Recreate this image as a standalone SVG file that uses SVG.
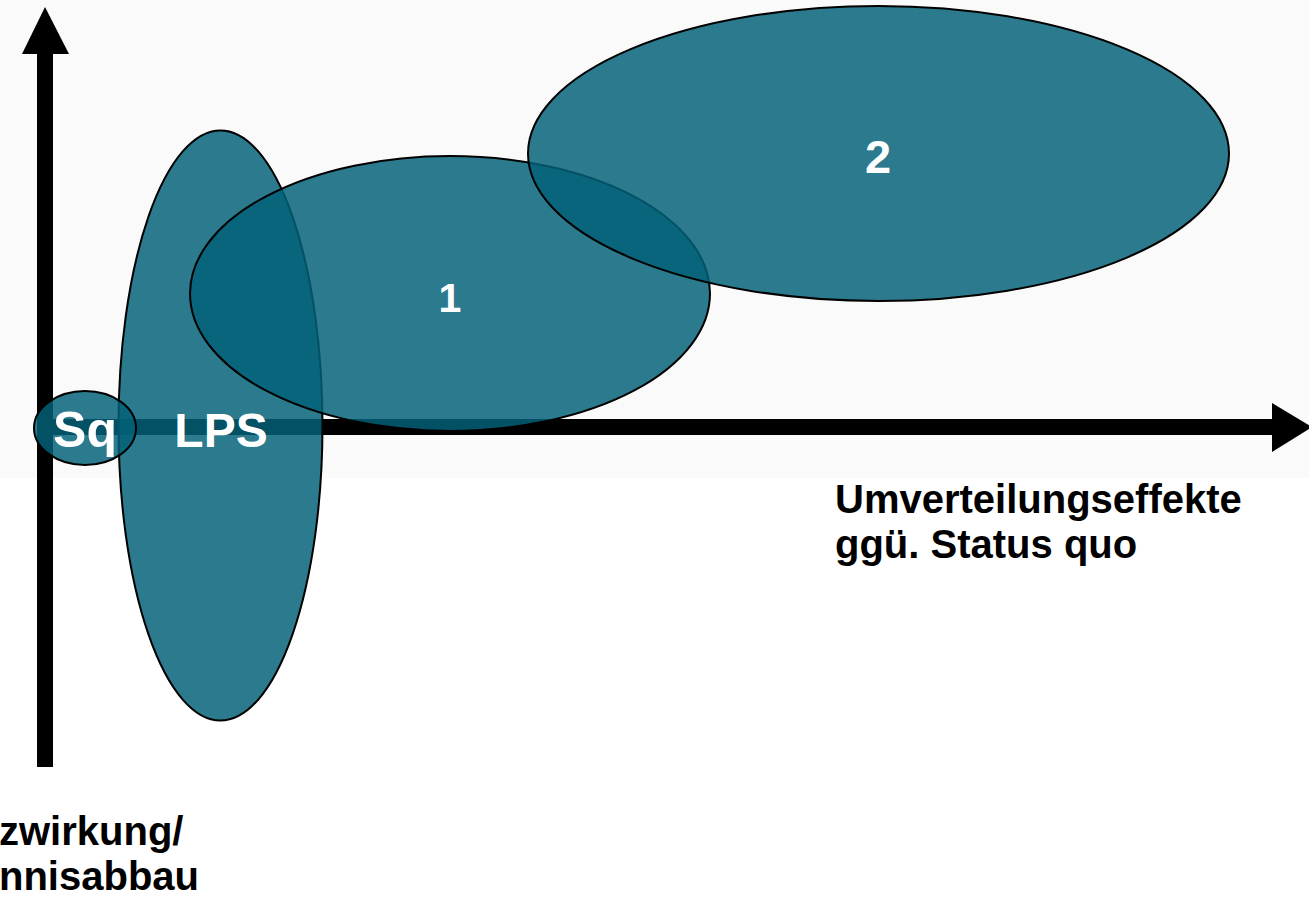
<svg xmlns="http://www.w3.org/2000/svg" width="1309" height="900" viewBox="0 0 1309 900">
<style>
.ell{fill:#026177;fill-opacity:0.84;stroke:#000;stroke-width:2}
.lbl{font-family:"Liberation Sans",Arial,sans-serif;font-weight:bold;fill:#fff}
.ax{font-family:"Liberation Sans",Arial,sans-serif;font-weight:bold;fill:#000;font-size:40px}
</style>
<rect x="0" y="0" width="1309" height="900" fill="#ffffff"/>
<rect x="0" y="0" width="1309" height="478" fill="#fafafa"/>
<g id="connectors">
<rect x="37" y="52" width="16" height="715" fill="#000"/>
<polygon points="45,7 22,54 69,54" fill="#000"/>
<rect x="37" y="419" width="1237" height="16" fill="#000"/>
<polygon points="1272,403 1272,452 1312,427" fill="#000"/>
</g>
<g id="node-lps">
<ellipse class="ell" cx="220.5" cy="425.5" rx="102" ry="295"/>
</g>
<g id="node-sq">
<ellipse class="ell" cx="85" cy="428" rx="51" ry="37"/>
<text class="lbl" x="85" y="447" font-size="50" text-anchor="middle">Sq</text>
</g>
<g id="node-lps-label">
<text class="lbl" x="221" y="447" font-size="48" text-anchor="middle">LPS</text>
</g>
<g id="node-1">
<ellipse class="ell" cx="450" cy="293.5" rx="260" ry="137.5"/>
<text class="lbl" x="450" y="312" font-size="41" text-anchor="middle">1</text>
</g>
<g id="node-2">
<ellipse class="ell" cx="878.5" cy="153.5" rx="350.5" ry="147.5"/>
<text class="lbl" x="878" y="173" font-size="47" text-anchor="middle">2</text>
</g>
<g id="label-x">
<text class="ax" x="835" y="513">Umverteilungseffekte</text>
<text class="ax" x="835" y="558">ggü. Status quo</text>
</g>
<g id="label-y">
<text class="ax" x="-1" y="845" font-size="41">zwirkung/</text>
<text class="ax" x="-1" y="890">nnisabbau</text>
</g>
</svg>
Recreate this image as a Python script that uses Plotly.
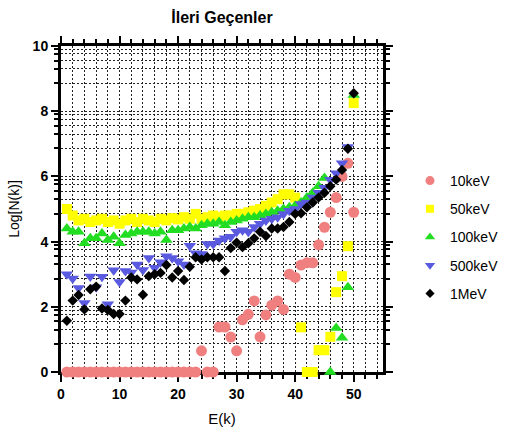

※

◆ **THE TASK**
Ignore the images and quote every line of the listing exactly.

◆ **CORRECT OUTPUT**
Recreate this image as a standalone SVG file that uses SVG.
<svg xmlns="http://www.w3.org/2000/svg" width="1309" height="900" viewBox="0 0 1309 900">
<style>
.ell{fill:#026177;fill-opacity:0.84;stroke:#000;stroke-width:2}
.lbl{font-family:"Liberation Sans",Arial,sans-serif;font-weight:bold;fill:#fff}
.ax{font-family:"Liberation Sans",Arial,sans-serif;font-weight:bold;fill:#000;font-size:40px}
</style>
<rect x="0" y="0" width="1309" height="900" fill="#ffffff"/>
<rect x="0" y="0" width="1309" height="478" fill="#fafafa"/>
<g id="connectors">
<rect x="37" y="52" width="16" height="715" fill="#000"/>
<polygon points="45,7 22,54 69,54" fill="#000"/>
<rect x="37" y="419" width="1237" height="16" fill="#000"/>
<polygon points="1272,403 1272,452 1312,427" fill="#000"/>
</g>
<g id="node-lps">
<ellipse class="ell" cx="220.5" cy="425.5" rx="102" ry="295"/>
</g>
<g id="node-sq">
<ellipse class="ell" cx="85" cy="428" rx="51" ry="37"/>
<text class="lbl" x="85" y="447" font-size="50" text-anchor="middle">Sq</text>
</g>
<g id="node-lps-label">
<text class="lbl" x="221" y="447" font-size="48" text-anchor="middle">LPS</text>
</g>
<g id="node-1">
<ellipse class="ell" cx="450" cy="293.5" rx="260" ry="137.5"/>
<text class="lbl" x="450" y="312" font-size="41" text-anchor="middle">1</text>
</g>
<g id="node-2">
<ellipse class="ell" cx="878.5" cy="153.5" rx="350.5" ry="147.5"/>
<text class="lbl" x="878" y="173" font-size="47" text-anchor="middle">2</text>
</g>
<g id="label-x">
<text class="ax" x="835" y="513">Umverteilungseffekte</text>
<text class="ax" x="835" y="558">ggü. Status quo</text>
</g>
<g id="label-y">
<text class="ax" x="-1" y="845" font-size="41">zwirkung/</text>
<text class="ax" x="-1" y="890">nnisabbau</text>
</g>
</svg>
Recreate this image as a Python script that uses Plotly.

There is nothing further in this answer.